ミジとホスの“初めてのお泊まり”にドキドキ 『未知のソウル』が提示する“居場所”の在り処

 Netflixで配信中の『未知のソウル』が現在話題となっているが、物語はいよいよクライマックス目前を迎えた。本作は、主演を演じるパク・ボヨンが、見た目はそっくりで中身が正反対の双子を演じ、“1人4役”の名演が絶賛されているだけでなく、ドラマの内容が現代人の心に刺さると多くの人の共感を呼んでいる。本稿では第9話から第10話を中心にご紹介したい。(以下、ネタバレを含みます)

 パク・ボヨン演じる双子のユ・ミレとユ・ミジは、ミレが会社で行き詰まったことをきっかけに入れ替わりの人生を過ごすことにする。ミレとミジは、入れ替わった状態で、それぞれ弁護士のイ・ホス(パク・ジニョン)と、農場経営者のハン・セジン(リュ・ギョンス)との関係を深めていく。

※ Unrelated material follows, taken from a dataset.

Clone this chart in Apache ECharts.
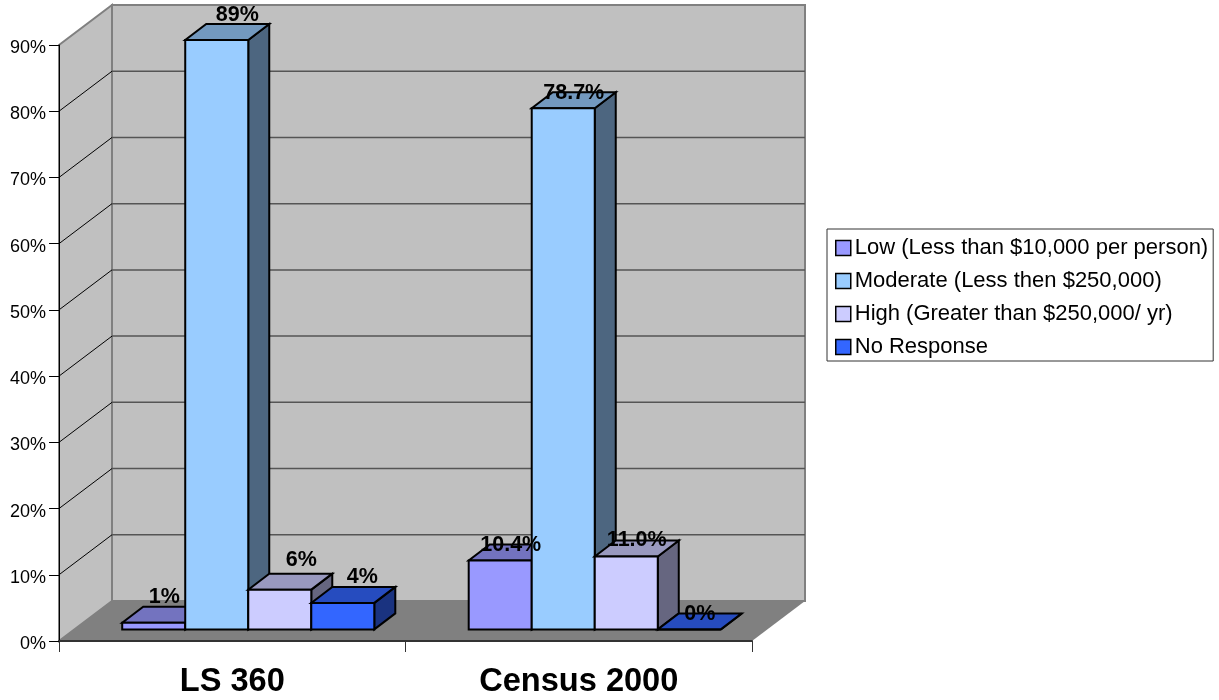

 ミレが勤める韓国金融管理公社では、最近のミレの変化を訝しみ、双子が入れ替わったのではないかとミレを試すことにする。前回はミジとミレが入れ替わった場面がないままで、続くとなっていたのでヤキモキさせられたが、ここは危機一髪のところで2人の入れ替わりが終了していて指紋認証もバッチリ&スッキリの“サイダー展開”となった。

 ミレは、公社のデータアナリストであるテイ(ホン・ソンウォン)が、内部告発の末に退職した先輩スヨン(パク・イェヨン)の弟だと知り驚く。さらにミレは、テイから公社の不正の証拠を渡され、告発するように促される。断るミレに、テイはスヨンに会いに家に来るように伝える。

 一方、ミジは、テイを家に上げていたことでミレと喧嘩をしてしまい、ホスの家に泊めてもらうことになる。ミレとの入れ替わりが終了したことで、田舎に帰ろうとするミジを「ここにいろ」と引き留め、ミレの「泊ってもいいの?」という言葉に「ダメなの?」と答えるホス。戸惑い焦るミジを尻目にホスは、余裕綽々の態度を見せるが、実はホスもソワソワしていたことが判明する。ドギマギしながらシャワーから出たミジは、ホスと優しくキスを交わすが、「家に転がり込んでだらしない?」「(キスの最中は)いつまで息を止めるの?」と雑念に駆られていた。そのミジの言葉を聞いたホスは、「僕が泊まれと言って君が無理してるかも」「半袖だと見苦しいから何か羽織ろうか」と考えていたことを打ち明ける。長い両片思いが叶い、晴れて付き合いだしたばかりのかわいいカップルに不意に降ってわいた“初めてのお泊り”。互いにソワソワし、ドギマギする様子が微笑ましくてほのぼのする。

 ミジとホスのほのぼのとした場面とは裏腹に、ミジが公社の仕事で担当していたキム・ロサ(ウォン・ミギョン)には、危機が訪れる。土地を売らないと言い張るロサに、公社から圧をかけられた弁護士イ・チュング(イム・チョルス)は、ロサの正体がロサの友人ヒョン・サンウォルであることをマスコミに流したのだ。ミジとホスは、サンウォルの元を訪れ、彼女から本物のロサ(パク・ファニ)との経緯を聞かされる。

 本作は、双子のミジとミレの入れ替わりを軸に、登場人物たちが“居場所”を探す物語だ。“居場所”というのは、物理的な「場所」だけではなく、心や存在が「受け入れられている」と感じられる空間や関係性や拠り所のこと。体が弱く、勉強することで自分の居場所を作ろうしたが、不正を見過ごせず公社で居場所のないミレ。ソウルに行き成功したミレ(ミジにはそう見えていた)と違って、陸上選手の夢が破れ田舎で無職として過ごし、何者にもなれずにいたミジ。障害を負いながらも活躍する弁護士に憧れ、後を追い事務所に入るも、潔癖さゆえグレーを受け入れられないホス。金融業界で成功しながらも、田舎に残した祖父を死に至らしめてしまった罪悪感から農業経営を継ごうとするセジン。ミジとミレの母であるオッキ(チャン・ヨンナム)は、母ウォルスン(チャ・ミギョン)から愛されたことがないと感じて生きてきた。同じく生家から愛を受けずに育ったホスの育ての母ブノン(キム・ソニョン)。ミジとミレには優しいが、娘の心を傷つけてしまったウォルスン。登場人物たちの誰もが、“居場所”がないと思って生きてきたのだ。